Publication: Monitor Volume: 5 Issue: 67

Not unexpectedly, the Russian government yesterday was one of the few, of those most involved diplomatically in the Kosovo conflict, to welcome a ceasefire pledge made by Belgrade earlier in the day. In hailing the move, Russian Foreign Minister Igor Ivanov called the ceasefire pledge a way to solve “the problems in Kosovo through political means.” A spokesman for Russian President Boris Yeltsin, meanwhile, said that the Yugoslav ceasefire announcement–which Yeltsin “generally welcomed”–was in line with the Kremlin’s approach toward the crisis. If the Yugoslav initiative provides the opportunity for a peaceful settlement of the conflict, the spokesman quoted Yeltsin as saying, then the chance “must be taken” (Reuters, Russian agencies, April 6). Belgrade’s ceasefire was to begin last evening, and was scheduled to coincide with the Orthodox Christian Easter holiday.

Western powers, however, quickly rejected the Yugoslav initiative and launched yet another round of bombing. NATO leaders–particularly those from the United States, Britain and France–said that the announced ceasefire failed to meet the West’s key demands: first, that Serb forces withdraw from Kosovo; second, that that Belgrade accept an international force to protect returning refugees; and, third, that Belgrade begin negotiations toward making a political determination of Kosovo’s status. Western officials also suggested that Belgrade’s announcement had not come as a surprise, saying that they had expected that Yugoslav President Slobodan Milosevic might propose half-measures which would leave his forces in control of Kosovo while seeking to undermine the unity of the Western alliance (International agencies, April 6).
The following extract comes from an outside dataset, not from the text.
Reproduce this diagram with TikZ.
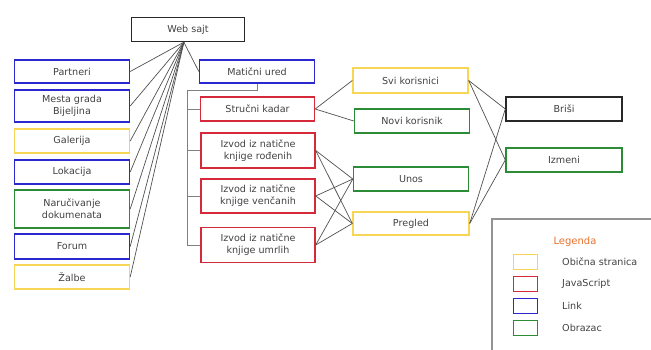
\documentclass[tikz,border=0pt]{standalone}
\usepackage{fontspec}
\setmainfont{DejaVu Sans}
\definecolor{ylw}{RGB}{246,214,84}
\definecolor{rd}{RGB}{214,42,58}
\definecolor{bl}{RGB}{44,40,208}
\definecolor{gr}{RGB}{44,140,54}
\definecolor{blk}{RGB}{40,40,40}
\definecolor{txtgray}{RGB}{65,65,65}
\definecolor{wiregray}{RGB}{80,80,80}
\definecolor{legorange}{RGB}{232,112,44}
\begin{document}
\begin{tikzpicture}[x=1pt,y=-1pt]
        \tikzstyle{page}=[draw,line width=1.4pt,minimum width=115pt,minimum height=24pt,inner sep=1pt,align=center,font=\fontsize{9.6}{12}\selectfont,text=txtgray]
        \tikzstyle{plain page}=[page,draw=ylw]
        \tikzstyle{js page}=[page,draw=rd]
        \tikzstyle{link page}=[page,draw=bl]
        \tikzstyle{form page}=[page,draw=gr]
        \tikzstyle{top page}=[page,draw=blk]
        \tikzstyle{wire}=[draw=wiregray,line width=0.7pt]
        \tikzstyle{tree wire}=[draw=gray,line width=1pt]
        \tikzstyle{swatch}=[draw,line width=1.4pt,minimum width=24pt,minimum height=15pt,inner sep=0pt]
        \tikzstyle{legend text}=[anchor=west,inner sep=0pt,font=\fontsize{9.6}{11}\selectfont,text=txtgray]

        \useasboundingbox (0,0) rectangle (651,349);
        \clip (0,0) rectangle (651,349);

        \node(web)[top page,minimum width=113pt] at (188,29.5) {Web sajt};

        \node(partneri)[link page,minimum height=23pt] at (72,71.5) {Partneri};
        \node(mesta)[link page,minimum height=32pt] at (72,106) {Mesta grada\\Bijeljina};
        \node(galerija)[plain page] at (72,141) {Galerija};
        \node(lokacija)[link page] at (72,172) {Lokacija};
        \node(narucivanje)[form page,minimum height=38pt] at (72,209) {Naručivanje\\dokumenata};
        \node(forum)[link page,minimum height=25pt] at (72,246.5) {Forum};
        \node(zalbe)[plain page] at (72,277) {Žalbe};

        \node(maticni)[link page,minimum height=23pt] at (257,71.5) {Matični ured};
        \node(kadar)[js page,minimum width=114pt] at (257.5,109) {Stručni kadar};
        \node(rodjenih)[js page,minimum width=114pt,minimum height=35pt] at (258,150.5) {Izvod iz natične\\knjige rođenih};
        \node(vencanih)[js page,minimum width=114pt,minimum height=34pt] at (258,196) {Izvod iz natične\\knjige venčanih};
        \node(umrlih)[js page,minimum width=114pt,minimum height=35pt] at (258,245) {Izvod iz natične\\knjige umrlih};

        \node(svi)[plain page,minimum height=25pt] at (410.5,80.5) {Svi korisnici};
        \node(novi)[form page] at (412,121) {Novi korisnik};
        \node(unos)[form page] at (411,179) {Unos};
        \node(pregled)[plain page,minimum width=116pt,minimum height=23pt] at (411,223.5) {Pregled};

        \node(brisi)[top page,minimum width=116pt] at (564,109) {Briši};
        \node(izmeni)[form page,minimum width=116pt] at (564,160) {Izmeni};

        \foreach \n in {partneri,mesta,galerija,lokacija,narucivanje,forum,zalbe}
                \draw[wire] (web.252) -- (\n.east);
        \draw[wire] (web.252) -- (maticni.west);

        \coordinate(trunk) at (187,90);
        \draw[tree wire] (maticni.south) |- (trunk) |- (umrlih.west);
        \foreach \n in {kadar,rodjenih,vencanih}
                \draw[tree wire] (trunk |- \n.west) -- (\n.west);

        \draw[wire] (kadar.east) -- (svi.west);
        \draw[wire] (kadar.east) -- (novi.west);
        \foreach \n in {rodjenih,vencanih,umrlih}{
                \draw[wire] (\n.east) -- (unos.west);
                \draw[wire] (\n.east) -- (pregled.west);
        }
        \foreach \n in {svi,pregled}{
                \draw[wire] (\n.east) -- (brisi.west);
                \draw[wire] (\n.east) -- (izmeni.west);
        }

        \draw[draw=gray!85,line width=1.4pt] (492,360) |- (660,219);
        \node(legenda)[font=\fontsize{10}{12}\selectfont,text=legorange] at (575,242) {Legenda};
        \node(sw1)[swatch,draw=ylw] at (525.5,262) {};
        \node(sw2)[swatch,draw=rd] at (525.5,284) {};
        \node(sw3)[swatch,draw=bl] at (525.5,306) {};
        \node(sw4)[swatch,draw=gr] at (525.5,328) {};
        \node(l1)[legend text] at (562,262) {Obična stranica};
        \node(l2)[legend text] at (562,284) {JavaScript};
        \node(l3)[legend text] at (562,306) {Link};
        \node(l4)[legend text] at (562,328) {Obrazac};
\end{tikzpicture}
\end{document}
The reactions to yesterday’s ceasefire announcement came after another busy day of Balkan-related activities. In Moscow, Boris Yeltsin met with top government officials for another round of discussions about Kosovo. Prior to the meeting, Yeltsin once again called the NATO air strikes on Yugoslavia “barbaric,” and demanded a political resolution of the conflict. He made clear, however, that Russia’s efforts with regard to Kosovo would be diplomatic and would not involve military support for Belgrade. “The situation [in Yugoslavia],” Yeltsin reportedly told the media, “is favorable for our energetic political, but not military, steps.”

This message was repeated by both Foreign Minister Igor Ivanov and First Deputy Prime Minister Yuri Maslyukov. Ivanov described talk which involved Russia militarily in the Kosovo crisis as “absolutely senseless.” He also underscored that Russian policy in this area was determined by the Russian president and the Russian president alone (Russian agencies, April 6). For his part, Maslyukov, a communist, ridiculed the notion that Russia might choose to supply Belgrade with arms. “Maybe there are some crazy people in Russia who want to supply arms to Yugoslavia.” But, he said, “doing so is impossible” (Itar-Tass, April 6). Numerous Russian political figures have called for Moscow, if not to supply arms to Belgrade, to at least get involved militarily on Yugoslavia’s behalf. Russian military leaders have simultaneously spoken of stepping up readiness among the troops and of the country’s preparedness to move armaments to Yugoslavia in the event that such a decision was made.